The exhibition ends with three late works related to the themes developed throughout the show. The Banquet of the Starved (1915) is a re-statement of the composition of the nearby At the Conservatory of 1902. In the later painting, created during World War I, Ensor reproduced several of his skeleton images: the 1891 Skeletons Fighting Over a Pickled Herring, and versions of his drawings of Skeletons at the Billiard Table and Skeletons Pissing, both from 1904 (fig. 31). However, in The Banquet of the Starved, the skeletal figures take on new meaning. This painting is a commentary on the physical privations that occurred in Belgium during the Great War of 1914–1918; the diners' meal consists of a few carrots, a single mussel, a paltry collection of snails and insects, and a skate, the subject of an exquisite 1892 still life that hung in the entryway to this gallery (fig. 32). Ensor's work from the 1920s is represented by a single painting, Moses and the Birds (1924), which recalls the floating demons from the Tribulations of Saint Anthony seen previously, as well as the tachiste technique, if not the palette of Ensor's earliest paintings (fig. 33). Self-Portrait with Masks (1937), poignantly presented the artist as an old man standing not in front of an easel, but in front of a group of now inanimate masks hung on the wall, rather than as characters, closed this wonderful, provocative, and important exhibition (fig. 34).

Sura Levine
Professor of Art History, Hampshire College
SLEVINE[at]hampshire.edu


 

[1] The Koninklijk Museum voor Schone Kunsten in Antwerp commemorated Ensor's death with the 2009 exhibition Goya, Redon, Ensor: Grotesque Paintings and Drawings, with an exhibition catalogue by Herwig Todts, a curator of paintings and drawings at that institution, and one of the authors of the MOMA catalogue. The Antwerp exhibition came on the heels of Todts' 2008 introductory monograph on the Ensor collection in Antwerp, which traced the trajectories of Ensor's career using their extensive collection of Ensors as illustrations.

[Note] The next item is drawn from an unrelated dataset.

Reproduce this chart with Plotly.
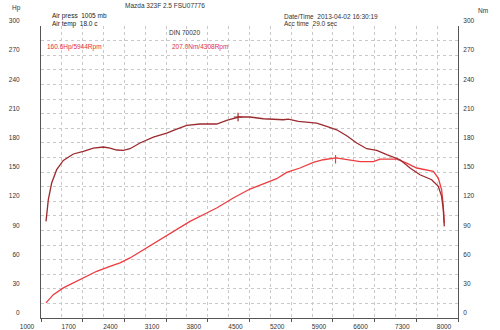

[2] As Herwig Todts recounts in his monograph James Ensor: Paintings and Drawings from the Collection of the Royal Museum in Antwerp (Schoten, Belgium: BAI NV, 2009), the depth of this Museum's collection is due, in part, to a consistent collecting and exhibition program that began even while the artist was alive through the Antwerp-based exhibition society Kunst van Heden. The KMvSK owns more than 120 of Ensor's works.

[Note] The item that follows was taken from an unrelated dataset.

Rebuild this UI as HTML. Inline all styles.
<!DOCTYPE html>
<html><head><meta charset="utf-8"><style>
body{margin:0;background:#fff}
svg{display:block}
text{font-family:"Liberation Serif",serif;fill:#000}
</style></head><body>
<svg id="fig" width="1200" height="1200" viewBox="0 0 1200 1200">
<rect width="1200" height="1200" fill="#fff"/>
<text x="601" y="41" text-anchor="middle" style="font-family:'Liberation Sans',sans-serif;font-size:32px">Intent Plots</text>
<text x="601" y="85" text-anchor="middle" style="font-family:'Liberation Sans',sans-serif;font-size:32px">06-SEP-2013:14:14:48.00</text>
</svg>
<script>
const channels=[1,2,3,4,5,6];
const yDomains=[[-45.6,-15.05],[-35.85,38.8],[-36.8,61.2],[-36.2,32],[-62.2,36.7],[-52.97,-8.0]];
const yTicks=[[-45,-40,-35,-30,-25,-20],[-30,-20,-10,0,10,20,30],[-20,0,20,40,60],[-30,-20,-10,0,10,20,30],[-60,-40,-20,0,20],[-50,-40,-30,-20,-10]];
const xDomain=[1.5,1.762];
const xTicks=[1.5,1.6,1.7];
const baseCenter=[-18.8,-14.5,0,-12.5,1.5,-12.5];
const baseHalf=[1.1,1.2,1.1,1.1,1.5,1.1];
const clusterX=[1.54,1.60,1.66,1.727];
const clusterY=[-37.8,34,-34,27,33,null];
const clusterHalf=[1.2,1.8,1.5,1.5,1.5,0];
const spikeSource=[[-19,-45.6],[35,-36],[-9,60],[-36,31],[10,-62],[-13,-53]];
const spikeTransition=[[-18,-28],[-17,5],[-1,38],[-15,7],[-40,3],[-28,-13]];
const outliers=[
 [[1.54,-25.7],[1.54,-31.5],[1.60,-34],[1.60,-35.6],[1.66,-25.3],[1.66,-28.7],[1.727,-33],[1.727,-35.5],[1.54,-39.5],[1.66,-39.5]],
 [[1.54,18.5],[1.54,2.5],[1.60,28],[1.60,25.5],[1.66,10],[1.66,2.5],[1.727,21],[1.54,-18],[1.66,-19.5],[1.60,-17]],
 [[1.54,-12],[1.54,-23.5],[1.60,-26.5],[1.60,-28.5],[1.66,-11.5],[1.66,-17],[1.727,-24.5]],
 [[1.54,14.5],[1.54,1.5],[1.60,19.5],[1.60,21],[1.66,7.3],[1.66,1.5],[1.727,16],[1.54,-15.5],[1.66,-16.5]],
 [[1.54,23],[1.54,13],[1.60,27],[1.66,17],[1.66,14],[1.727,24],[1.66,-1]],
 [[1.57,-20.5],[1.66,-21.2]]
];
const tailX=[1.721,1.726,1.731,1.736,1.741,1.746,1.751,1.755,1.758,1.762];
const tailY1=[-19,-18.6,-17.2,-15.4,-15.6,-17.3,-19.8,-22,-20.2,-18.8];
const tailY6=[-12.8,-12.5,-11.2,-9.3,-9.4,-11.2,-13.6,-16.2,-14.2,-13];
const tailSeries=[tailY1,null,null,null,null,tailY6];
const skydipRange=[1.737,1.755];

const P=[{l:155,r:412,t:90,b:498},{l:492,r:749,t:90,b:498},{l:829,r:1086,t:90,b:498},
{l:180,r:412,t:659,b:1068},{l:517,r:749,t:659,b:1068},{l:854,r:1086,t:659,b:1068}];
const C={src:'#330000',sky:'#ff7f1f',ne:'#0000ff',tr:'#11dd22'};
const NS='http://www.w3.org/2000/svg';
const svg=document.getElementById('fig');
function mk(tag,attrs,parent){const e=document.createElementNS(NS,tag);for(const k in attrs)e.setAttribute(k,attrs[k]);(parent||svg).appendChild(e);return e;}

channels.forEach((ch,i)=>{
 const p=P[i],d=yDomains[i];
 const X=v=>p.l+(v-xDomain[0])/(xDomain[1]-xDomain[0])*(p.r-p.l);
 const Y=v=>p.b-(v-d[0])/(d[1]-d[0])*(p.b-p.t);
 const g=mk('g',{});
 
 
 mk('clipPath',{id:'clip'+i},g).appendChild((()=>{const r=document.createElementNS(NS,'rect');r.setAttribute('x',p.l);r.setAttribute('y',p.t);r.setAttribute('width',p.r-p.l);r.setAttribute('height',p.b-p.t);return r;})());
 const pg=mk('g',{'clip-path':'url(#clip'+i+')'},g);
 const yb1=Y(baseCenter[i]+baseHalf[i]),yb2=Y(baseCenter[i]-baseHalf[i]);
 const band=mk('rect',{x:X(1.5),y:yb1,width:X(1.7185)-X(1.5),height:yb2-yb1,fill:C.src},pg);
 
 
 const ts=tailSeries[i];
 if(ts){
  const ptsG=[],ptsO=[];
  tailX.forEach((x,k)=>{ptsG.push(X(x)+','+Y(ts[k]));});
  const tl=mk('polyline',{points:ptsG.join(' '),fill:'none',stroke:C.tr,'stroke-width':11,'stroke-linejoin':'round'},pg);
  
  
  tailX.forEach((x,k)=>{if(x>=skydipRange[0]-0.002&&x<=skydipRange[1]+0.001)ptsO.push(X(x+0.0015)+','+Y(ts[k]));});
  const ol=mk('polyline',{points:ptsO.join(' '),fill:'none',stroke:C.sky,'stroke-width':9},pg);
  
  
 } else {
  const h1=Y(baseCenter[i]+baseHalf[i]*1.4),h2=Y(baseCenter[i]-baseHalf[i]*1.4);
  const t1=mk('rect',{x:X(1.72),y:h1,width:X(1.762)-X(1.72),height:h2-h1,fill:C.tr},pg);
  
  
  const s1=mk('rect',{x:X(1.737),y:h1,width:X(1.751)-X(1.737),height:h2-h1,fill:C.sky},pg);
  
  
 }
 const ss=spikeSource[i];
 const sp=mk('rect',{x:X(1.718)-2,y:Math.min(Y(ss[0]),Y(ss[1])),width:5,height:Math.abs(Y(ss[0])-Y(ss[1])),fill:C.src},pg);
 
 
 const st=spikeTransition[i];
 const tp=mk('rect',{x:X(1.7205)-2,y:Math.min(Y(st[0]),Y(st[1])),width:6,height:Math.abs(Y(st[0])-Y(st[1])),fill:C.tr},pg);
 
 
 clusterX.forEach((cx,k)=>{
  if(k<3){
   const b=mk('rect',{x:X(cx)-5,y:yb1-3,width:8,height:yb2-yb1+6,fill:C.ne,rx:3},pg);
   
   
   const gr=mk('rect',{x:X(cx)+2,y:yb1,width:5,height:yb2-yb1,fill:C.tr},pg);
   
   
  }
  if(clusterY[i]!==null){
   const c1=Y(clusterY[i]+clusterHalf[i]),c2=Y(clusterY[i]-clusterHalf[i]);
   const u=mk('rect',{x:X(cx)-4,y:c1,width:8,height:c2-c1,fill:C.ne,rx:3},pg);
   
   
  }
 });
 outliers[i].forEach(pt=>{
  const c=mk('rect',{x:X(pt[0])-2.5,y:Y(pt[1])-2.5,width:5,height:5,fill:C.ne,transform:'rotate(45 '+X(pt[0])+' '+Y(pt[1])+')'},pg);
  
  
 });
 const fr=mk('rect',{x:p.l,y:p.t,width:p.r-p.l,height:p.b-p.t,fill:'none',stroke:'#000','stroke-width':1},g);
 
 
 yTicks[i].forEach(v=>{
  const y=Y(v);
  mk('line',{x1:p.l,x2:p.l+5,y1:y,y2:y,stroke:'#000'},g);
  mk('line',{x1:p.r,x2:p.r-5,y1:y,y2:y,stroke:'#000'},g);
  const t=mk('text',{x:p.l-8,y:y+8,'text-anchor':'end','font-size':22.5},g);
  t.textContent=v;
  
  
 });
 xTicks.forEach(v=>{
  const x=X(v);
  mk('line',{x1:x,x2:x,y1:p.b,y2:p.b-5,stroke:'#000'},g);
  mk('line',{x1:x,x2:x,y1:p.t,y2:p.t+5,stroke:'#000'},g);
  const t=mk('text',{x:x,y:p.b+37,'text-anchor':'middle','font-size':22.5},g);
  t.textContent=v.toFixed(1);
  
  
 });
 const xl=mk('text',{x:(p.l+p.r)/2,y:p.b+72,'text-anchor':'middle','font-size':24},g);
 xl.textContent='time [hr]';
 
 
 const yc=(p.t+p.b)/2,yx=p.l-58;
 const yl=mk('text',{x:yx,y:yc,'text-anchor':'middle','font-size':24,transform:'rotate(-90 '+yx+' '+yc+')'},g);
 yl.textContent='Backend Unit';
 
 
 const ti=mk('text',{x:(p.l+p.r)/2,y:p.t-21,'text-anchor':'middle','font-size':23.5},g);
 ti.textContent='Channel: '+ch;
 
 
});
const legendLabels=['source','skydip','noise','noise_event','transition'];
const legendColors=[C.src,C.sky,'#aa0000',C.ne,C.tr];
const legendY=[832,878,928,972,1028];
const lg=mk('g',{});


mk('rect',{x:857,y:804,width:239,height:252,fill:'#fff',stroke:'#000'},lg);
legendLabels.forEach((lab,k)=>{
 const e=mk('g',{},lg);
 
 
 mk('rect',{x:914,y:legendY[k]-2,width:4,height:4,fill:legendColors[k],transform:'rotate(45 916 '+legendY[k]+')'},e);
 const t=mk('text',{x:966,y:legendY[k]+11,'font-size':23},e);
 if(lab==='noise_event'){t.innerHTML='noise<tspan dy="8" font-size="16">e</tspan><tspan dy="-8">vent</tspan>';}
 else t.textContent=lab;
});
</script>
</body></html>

[3]Between Street and Mirror: The Drawings of James Ensor was organized by Catherine de Zegher for the Drawing Center was reviewed by this author in the first issue of this journal.

[4] Libby Tannenbaum, James Ensor (New York: The Museum of Modern Art, 1951; reprinted 1966). Ensor also was the subject of a major exhibition at the Art Institute of Chicago in 1976–1977.

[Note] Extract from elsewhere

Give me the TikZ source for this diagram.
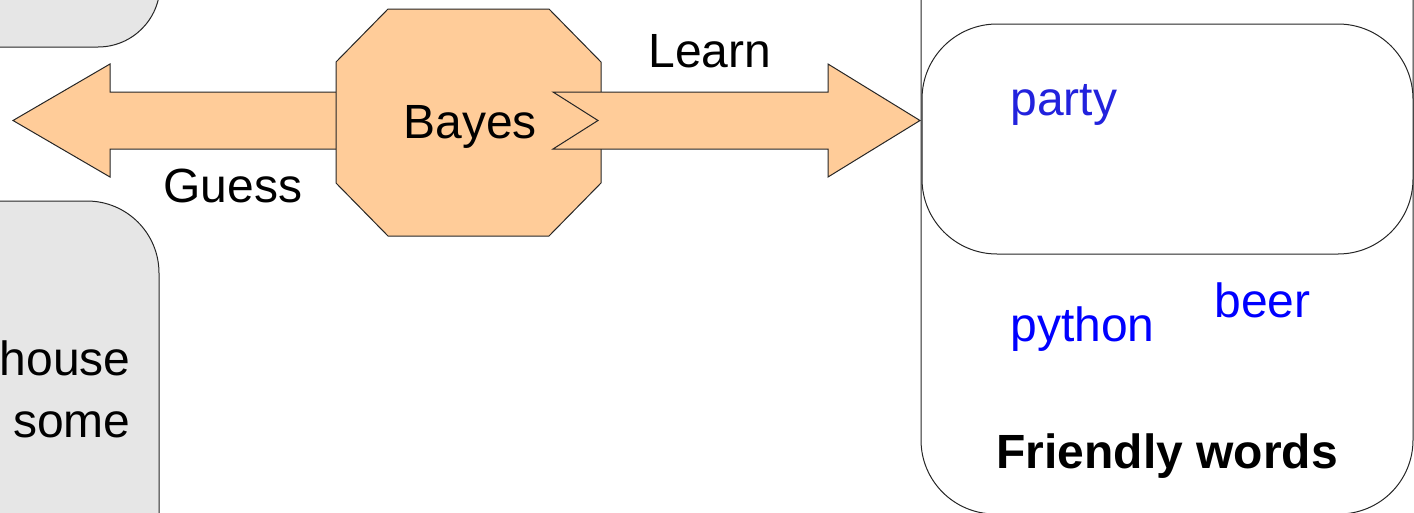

[5] Other American museums, in addition to the Getty's acquisition of Ensor's most important painting, Christ Entering the City of Brusselsin 1887 (1889), own important works by this artist. They include the Philadelphia Museum of Art's Self-Portrait with Masks (1937). Unless otherwise noted, all photographs of individual objects by James Ensor are provided courtesy of the Museum of Modern Art.

[6] Measuring some 99 ½ by 169 ½ inches, Ensor's largest and most famous painting, Christ Entering the City of Brussels in 1887 (1889, The Getty Museum of Art) is too delicate to travel. Other important absences were Russian Music (1881, Musées Royaux des Beaux-Arts de Belgique) and Skeletons Fighting for the Body of a Hanged Man (1891, from the collection of the Koninklijk Museum voor Schone Kunsten, Antwerp).

[7] All installation photographs are by this author.

[8] The hearth in the Ensor home appears again in a number of the artist's works, including the extraordinary collaged and reworked drawing Hippogriff (1880–1883/1886–88, plate 32) located in a subsequent gallery.

[9] Manet's painting is now housed in the Musée d'Orsay, in Paris.

[10] See Susan Canning's "Soyons Nous," in Les XX and the Belgian Avant-Garde: Prints, Drawings and Books, ca. 1890, ed., Stephen Goddard (Lawrence, KS: Spencer Museum of Art, 1992), for an in depth analysis of the Flemish element of the Belgian avant-garde and of Ensor in particular.

[11] Another source might be Courbet's early self-portraits in which the artist appears to be holding an invisible brush. See Michael Fried, Courbet's Realism (Chicago: University of Chicago Press, 1992), especially "The Early Self Portraits", pp. 53-84.

[12] In the 1990 catalogue James Ensor (Paris: Musée du Petit Palais, 1990), 153, Herwig Todts persuasively argued that the appearance of skeletons in Ensor's oeuvre took place after the death of his father, an alcoholic who may have died from exposure, at the age of 52.

[13] The entire series was exhibited as a group at Les XX in 1887, the same show where Seurat exhibited Sunday Afternoon on the Island of the Grande Jatte (1884–86, now in the Art Institute of Chicago).

[14] Another monumental drawing from the 1885 series, The Temptation of Saint Anthony, is now in the collection of the Art Institute of Chicago. As Anna Swinbourne points out in her essay for the present exhibition, this drawing is composed of more than 60 pieces of collaged paper, drawn across the margins of the individual sheets (20).

[15] Belgium was governed by a constitutional monarchy and was dominated during the 1880s by the conservative Catholic Party, which had strong ties to the Pope. In 1885, the Liberal Party, whose ideology was based on an Enlightenment program of rationalism and individualism, included many of the more progressive elements in Belgium. Many of these left-leaning activists banded together to create the BWP/POB, the socialist-based Belgian Workers Party. Once the poll tax was overturned in 1892, this latter Party was able to elect, for the first time, some 28 deputies to the Parliament, thus making it possible to pass a number of important labor and other reforms.

[16] Ensor included his likeness as the figure of Christ in a number of his drawings and paintings. In addition to The Entry of Christ into Brussels (The John Paul Getty Museum, Los Angeles), which most scholars of Belgian art, including many of the authors of the MOMA catalogue describe here and elsewhere as a scathing commentary on Seurat's and pointillism's great success and influence in Brussels in 1887 placed into a street demonstration, replete with comments on contemporary politics. Ensor's likeness also is found in Christ Watched Over by Angels (1886, plate 28) and Calvary (1886, plate 29).

[17] Ensor's compatriot and fellow founding member of Les XX, Anna Boch, is rendered as the hanging chicken in the kitchen of this image.